If you want to understand the chasm between the European Commission and the real economy, you need look no further than a vineyard.
Amid the rolling hills of Bordeaux, the sun-drenched slopes of Chianti, and the chalky soils of Champagne, growers are facing not just the whims of nature but the cold, unyielding hand of Brussels.
Over the past decade, the European Commission has become increasingly enamoured with the idea that it can legislate the continent’s way to salvation. Whether the goal is net-zero emissions, perfect food labelling, or digital traceability, the means are always the same: more rules, more forms, more bureaucracy. But nowhere is the Commission’s meddling more apparent—or more damaging—than in its treatment of European winemakers.
The latest pressure comes courtesy of the European Green Deal and the ongoing reform of the Common Agricultural Policy (CAP). Brussels, determined to green every sector of the economy whether or not it makes commercial sense, has foisted a new set of eco-schemes on vineyards. Growers are now being nudged, or rather herded, into reducing chemical inputs, adopting alternative cultivation methods, and investing in environmentally ‘sustainable’ equipment—changes that sound admirable on paper but often prove impractical and ruinously expensive in reality.

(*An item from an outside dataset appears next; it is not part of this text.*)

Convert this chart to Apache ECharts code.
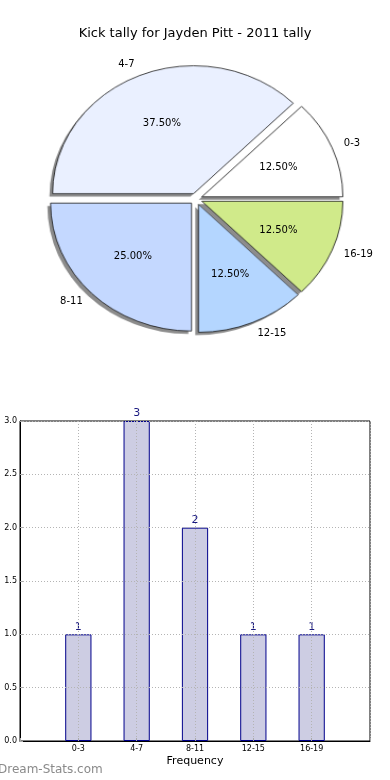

The problem is not the goal of sustainability itself, which many winemakers support. The problem is that these measures are designed by bureaucrats with little understanding of agriculture and even less appreciation for commerce. They assume that all vineyards are large, well-capitalised estates capable of weathering regulatory storms. In truth, much of Europe’s wine is produced by family-owned businesses operating on razor-thin margins. For them, the demand to retool entire operations to fit a Brussels blueprint can mean the difference between survival and closure.

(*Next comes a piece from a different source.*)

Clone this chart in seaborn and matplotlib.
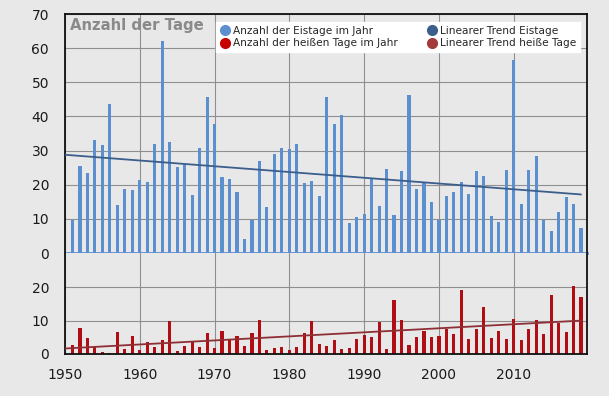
import numpy as np
import pandas as pd
import matplotlib
matplotlib.use('Agg')
import matplotlib.pyplot as plt
import seaborn as sns
from matplotlib.lines import Line2D

#%% datos
jahre = list(range(1951, 2020))

eistage = [9.6, 25.5, 23.3, 33.0, 31.7, 43.6, 14.1, 18.8, 18.4, 21.4,
           20.7, 32.0, 62.1, 32.5, 25.2, 26.0, 17.0, 30.7, 45.8, 37.7,
           22.4, 21.7, 17.8, 4.1, 9.6, 27.0, 13.4, 29.1, 30.8, 30.5,
           31.8, 20.4, 21.2, 16.8, 45.8, 37.7, 40.4, 8.8, 10.6, 11.4,
           21.6, 13.7, 24.5, 11.1, 24.1, 46.3, 18.8, 20.4, 14.9, 9.8,
           16.7, 17.8, 20.8, 17.2, 24.1, 22.5, 10.7, 9.0, 24.2, 56.6,
           14.3, 24.2, 28.4, 9.8, 6.5, 11.9, 16.4, 14.5, 7.4]

heisse_tage = [2.6, 7.8, 4.9, 2.0, 0.5, 0.3, 6.7, 1.4, 5.4, 1.3,
               3.7, 2.1, 4.3, 9.9, 1.0, 2.3, 3.7, 2.2, 6.4, 1.7,
               7.0, 4.5, 5.5, 2.5, 6.4, 10.1, 1.1, 1.7, 2.0, 1.3,
               2.0, 6.2, 9.9, 3.0, 2.4, 4.1, 1.4, 1.9, 4.6, 5.7,
               5.0, 9.5, 1.6, 16.2, 10.3, 2.6, 5.0, 7.0, 5.1, 5.5,
               7.5, 6.0, 19.0, 4.6, 7.4, 14.2, 4.7, 7.0, 4.5, 10.4,
               4.1, 7.5, 10.3, 5.9, 17.5, 9.2, 6.7, 20.4, 17.0]

etiquetas_x = ['1950', '1960', '1970', '1980', '1990', '2000', '2010', '']
ticks_x = [1950, 1960, 1970, 1980, 1990, 2000, 2010, 2019.8]

leyenda = ['Anzahl der Eistage im Jahr', 'Anzahl der heißen Tage im Jahr',
           'Linearer Trend Eistage', 'Linearer Trend heiße Tage']

#%% colores
azul = '#5b8fd0'
azul_trend = '#3b5e8c'
rojo = '#b00d15'
rojo_trend = '#8e2f35'
fondo = '#e8e8e8'
rejilla = '#8f8f8f'

df = pd.DataFrame({'Jahr': jahre, 'Eistage': eistage, 'Heiss': heisse_tage})

# tendencia lineal
x_trend = np.array([1950, 2019])
p_eis = np.polyfit(df['Jahr'], df['Eistage'], 1)
p_heiss = np.polyfit(df['Jahr'], df['Heiss'], 1)
trend = pd.DataFrame({'Jahr': x_trend,
                      'Eis': np.polyval(p_eis, x_trend),
                      'Heiss': np.polyval(p_heiss, x_trend)})

#%% grafico
sns.set_style('white')
plt.rcParams['font.family'] = ['DejaVu Sans']

fig = plt.figure(figsize=(6.09, 3.96), dpi=100, facecolor=fondo)
ax1 = fig.add_axes([0.1067, 0.3611, 0.8572, 0.6035])
ax2 = fig.add_axes([0.1067, 0.1061, 0.8572, 0.2550])

for ax in (ax1, ax2):
    ax.set_facecolor(fondo)
    ax.set_axisbelow(True)
    for s in ax.spines.values():
        s.set_color('#111111')
        s.set_linewidth(1.3)
    ax.set_xlim(1950, 2019.8)
    ax.set_xticks(ticks_x)
    ax.tick_params(axis='both', direction='out', length=4, width=1.2,
                   labelsize=10, colors='#1a1a1a')
    ax.tick_params(axis='y', pad=7.5)
    ax.tick_params(axis='x', pad=6)

sns.barplot(data=df, x='Jahr', y='Eistage', native_scale=True, width=0.42,
            color=azul, saturation=1, linewidth=0, zorder=2, ax=ax1)
sns.lineplot(data=trend, x='Jahr', y='Eis', color=azul_trend, linewidth=1.3,
             zorder=3, ax=ax1)
ax1.set_ylim(0, 70)
ax1.set_yticks(range(0, 71, 10))
ax1.set_xticks(ticks_x[:-1])
ax1.set_xticklabels([])
ax1.tick_params(axis='x', length=0)
ax1.set_xlabel('')
ax1.set_ylabel('')
ax1.spines['bottom'].set_color(azul)
ax1.spines['bottom'].set_linewidth(2)

sns.barplot(data=df, x='Jahr', y='Heiss', native_scale=True, width=0.42,
            color=rojo, saturation=1, linewidth=0, zorder=2, ax=ax2)
sns.lineplot(data=trend, x='Jahr', y='Heiss', color=rojo_trend, linewidth=1.3,
             zorder=3, ax=ax2)
ax2.set_ylim(0, 30.2)
ax2.set_yticks([0, 10, 20])
ax2.set_xticks(ticks_x)
ax2.set_xticklabels(etiquetas_x)
ax2.set_xlabel('')
ax2.set_ylabel('')
ax2.spines['top'].set_visible(False)

for ax in (ax1, ax2):
    ax.grid(True, color=rejilla, linewidth=0.8, zorder=0)
    ax.set_xlim(1950, 2019.8)

ax1.text(0.01, 0.985, 'Anzahl der Tage', transform=ax1.transAxes,
         fontsize=10.7, fontweight='bold', color='#8a8a8a', va='top', ha='left')

handles = [Line2D([], [], marker='o', linestyle='', color=c, markersize=7)
           for c in (azul, '#c80000', azul_trend, '#a33a3a')]
leg = ax1.legend(handles, leyenda, ncol=2, loc='upper right',
                 bbox_to_anchor=(0.99, 0.975), fontsize=7.6, frameon=True,
                 fancybox=False, edgecolor='white', framealpha=1,
                 handletextpad=0.3, columnspacing=2.8, borderpad=0.35,
                 labelspacing=0.25, handlelength=0.9, borderaxespad=0.2)
leg.set_zorder(5)

fig.savefig('out.png', dpi=100, facecolor=fondo)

And the regulatory deluge doesn’t end there. As climate-conscious consumers seek greater transparency, EU policy has responded with a predictable flood of new labelling requirements. Winemakers must now provide granular details about their production methods, carbon footprints, and even the water usage associated with each bottle. All of this data must be collected, verified, and displayed in accordance with precise Commission standards.
What began as a consumer-driven trend for traceability has become, under the EU’s watchful eye, another labyrinth of compliance. It’s not enough to produce good wine. You must also employ an in-house compliance officer, a sustainability consultant, and probably an IT technician to handle the QR codes.

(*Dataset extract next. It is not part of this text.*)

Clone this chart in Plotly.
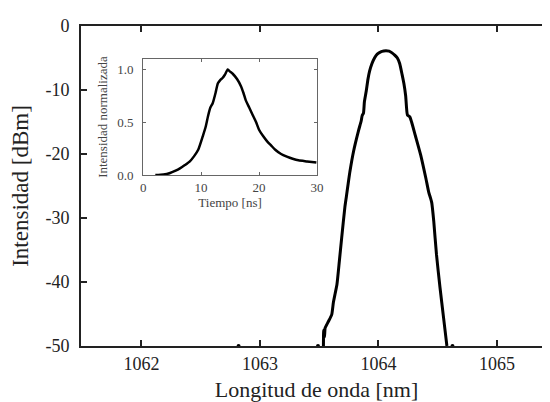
import plotly.graph_objects as go

# Main spectrum (nm, dBm)
wavelength_nm = [1063.536, 1063.538, 1063.545, 1063.55, 1063.56, 1063.58, 1063.606, 1063.62, 1063.635,
                 1063.65, 1063.67, 1063.69, 1063.717, 1063.73, 1063.745, 1063.76, 1063.79, 1063.83,
                 1063.855, 1063.863, 1063.874, 1063.882, 1063.897, 1063.912, 1063.925, 1063.945, 1063.967,
                 1063.99, 1064.02, 1064.045, 1064.064, 1064.09, 1064.115, 1064.14, 1064.16, 1064.18,
                 1064.20, 1064.215, 1064.23, 1064.245, 1064.265, 1064.28, 1064.31, 1064.356, 1064.40,
                 1064.425, 1064.44, 1064.45, 1064.467, 1064.49, 1064.52, 1064.55, 1064.578]
power_dbm = [-50, -47.5, -48.6, -47.2, -46.8, -46.1, -45.1, -43.2, -41.8,
             -40.4, -36.8, -33.1, -28.3, -26.6, -24.6, -22.7, -19.6, -16.5,
             -14.8, -14.0, -13.6, -11.8, -10.2, -8.3, -7.1, -5.9, -5.0,
             -4.4, -4.05, -3.92, -3.88, -3.93, -4.2, -4.6, -5.0, -5.9,
             -7.6, -9.0, -10.9, -13.9, -14.2, -15.0, -17.0, -20.1, -23.75,
             -26.0, -26.9, -27.6, -30.5, -35.7, -40.9, -45.6, -50]

# Noise points touching the floor
floor_nm = [1062.82, 1063.49, 1064.625]
floor_dbm = [-50, -50, -50]

# Inset pulse (ns, normalized)
time_ns = [2.1, 3.5, 4.65, 5.5, 6.35, 7.2, 8.06, 8.8, 9.5, 10.3, 10.8, 11.2, 11.6, 12.0, 12.5, 12.9,
           13.3, 13.7, 14.1, 14.6, 15.0, 15.45, 16.2, 16.9, 17.3, 17.7, 18.3, 18.9, 19.5, 20.0, 20.7,
           21.4, 22.1, 22.8, 23.8, 24.8, 25.8, 26.8, 28.3, 29.9]
intensity_norm = [0.0, 0.005, 0.02, 0.04, 0.064, 0.095, 0.13, 0.18, 0.24, 0.37, 0.46, 0.56, 0.64, 0.68,
                  0.78, 0.87, 0.90, 0.92, 0.95, 1.0, 0.98, 0.96, 0.91, 0.84, 0.78, 0.71, 0.64, 0.57,
                  0.50, 0.43, 0.37, 0.32, 0.28, 0.24, 0.20, 0.175, 0.155, 0.14, 0.13, 0.12]

main_xticks = [1062, 1063, 1064, 1065]
main_xticktext = ["1062", "1063", "1064", "1065"]
main_yticks = [0, -10, -20, -30, -40, -50]
main_yticktext = ["0", "-10", "-20", "-30", "-40", "-50"]
inset_xticks = [0, 10, 20, 30]
inset_xticktext = ["0", "10", "20", "30"]
inset_yticks = [0.0, 0.5, 1.0]
inset_yticktext = ["0.0", "0.5", "1.0"]

FONT = '"Times New Roman", "Liberation Serif", Times, serif'

fig = go.Figure()
fig.add_trace(go.Scatter(x=wavelength_nm, y=power_dbm, mode="lines",
                         line=dict(color="black", width=3, shape="spline", smoothing=0.5),
                         xaxis="x", yaxis="y", showlegend=False, hoverinfo="skip"))
fig.add_trace(go.Scatter(x=floor_nm, y=floor_dbm, mode="markers",
                         marker=dict(color="black", size=4), xaxis="x", yaxis="y",
                         showlegend=False, hoverinfo="skip", cliponaxis=False))
fig.add_trace(go.Scatter(x=time_ns, y=intensity_norm, mode="lines",
                         line=dict(color="black", width=2.5, shape="spline", smoothing=0.6),
                         xaxis="x2", yaxis="y2", showlegend=False, hoverinfo="skip"))
fig.add_trace(go.Scatter(x=[None], y=[None], xaxis="x", yaxis="y3", showlegend=False,
                         hoverinfo="skip"))

fig.update_layout(
    width=550, height=402,
    margin=dict(l=73, r=0, t=18, b=64),
    paper_bgcolor="white", plot_bgcolor="white",
    font=dict(family=FONT, color="#222"),
    xaxis=dict(range=[1061.49, 1065.465], tickvals=main_xticks, ticktext=main_xticktext,
               ticks="inside", ticklen=6, tickwidth=1.5, tickcolor="#222",
               showline=True, linewidth=2, linecolor="#222", mirror="ticks",
               showgrid=False, zeroline=False, tickfont=dict(size=18, family=FONT, color="#222"),
               ticklabelstandoff=0,
               title=dict(text="Longitud de onda [nm]", font=dict(size=22, family=FONT, color="#222"),
                          standoff=9)),
    yaxis=dict(range=[-50, 0], tickvals=main_yticks, ticktext=main_yticktext,
               ticks="inside", ticklen=6, tickwidth=1.5, tickcolor="#222",
               showline=True, linewidth=2, linecolor="#222", mirror=False,
               showgrid=False, zeroline=False, tickfont=dict(size=18, family=FONT, color="#222"),
               ticklabelstandoff=6,
               title=dict(text="Intensidad [dBm]", font=dict(size=23, family=FONT, color="#222"),
                          standoff=10)),
    yaxis3=dict(range=[-50, 0], overlaying="y", side="right", anchor="x",
                tickvals=main_yticks, ticks="inside", ticklen=5, tickwidth=1.5, tickcolor="#222",
                showticklabels=False, showline=False, showgrid=False, zeroline=False),
    xaxis2=dict(domain=[0.132, 0.501], anchor="y2", range=[0, 30],
                tickvals=inset_xticks, ticktext=inset_xticktext,
                ticks="inside", ticklen=3, tickwidth=1, tickcolor="#666",
                showline=True, linewidth=1, linecolor="#666", mirror="ticks",
                showgrid=False, zeroline=False, tickfont=dict(size=13, family=FONT, color="#444"),
                ticklabelstandoff=0,
                title=dict(text="Tiempo [ns]", font=dict(size=13, family=FONT, color="#444"),
                           standoff=0)),
    yaxis2=dict(domain=[0.534, 0.897], anchor="x2", range=[0, 1.1],
                tickvals=inset_yticks, ticktext=inset_yticktext,
                ticks="inside", ticklen=3, tickwidth=1, tickcolor="#666",
                showline=True, linewidth=1, linecolor="#666", mirror="ticks",
                showgrid=False, zeroline=False, tickfont=dict(size=13, family=FONT, color="#444"),
                ticklabelstandoff=6,
                title=dict(text="Intensidad normalizada", font=dict(size=13, family=FONT, color="#444"),
                           standoff=6)),
)

fig.write_html("out.html")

This mania for labelling and documentation is emblematic of a broader affliction within the European Commission: the belief that commerce functions best when smothered in rules. Rather than encouraging competitiveness and innovation, Brussels treats businesses as wayward children in need of constant correction.
The irony, of course, is that many of these rules end up disadvantaging precisely the sort of producers the EU claims to champion. Big multinational wine conglomerates can afford the consultants and infrastructure needed to meet Brussels’ every whim. Small producers in Portugal, Greece or Slovenia cannot. Once again, the Commission’s interventions threaten to consolidate power in the hands of the few, all in the name of fairness.
One can’t help but wonder: has anyone in the Commission actually worked in a vineyard? Have they dealt with a bad harvest, rising fuel costs, or the logistical nightmare of shipping fragile goods across borders? Or are they content to churn out white papers and directives from the comfort of their Brussels offices, safe in the knowledge that someone else will have to make it all work?
To be clear, the future of winemaking must include a thoughtful approach to sustainability. But progress does not require smothering producers under layers of red tape. Nor should the EU be in the business of dictating every last detail of how a bottle of wine is made, labelled, and sold. Wine, after all, is not just an agricultural product. It is culture, identity, and history in liquid form. Reducing it to a bureaucratic exercise in compliance is not only foolish—it is a kind of sacrilege.
There is, too, a deeper philosophical issue at stake. The EU’s increasingly interventionist posture reveals a disturbing tendency to treat the private sector as a means to a policy end, rather than a vital engine of economic life. Regulation is meant to safeguard the public interest, not to micromanage the market into submission.
As we approach yet another round of Commission proposals—rumours swirl of digital passports for wine bottles, detailing every step from vine to shelf—it is time to ask whether this relentless regulation is doing more harm than good. Europe’s winemakers don’t need technocrats to save them. They need space to breathe, room to adapt, and policies that support rather than stifle.
The best thing Brussels could do for wine is to put down the clipboard and pick up a glass. They might find that some of the continent’s oldest industries are perfectly capable of adapting—if only they’re allowed to.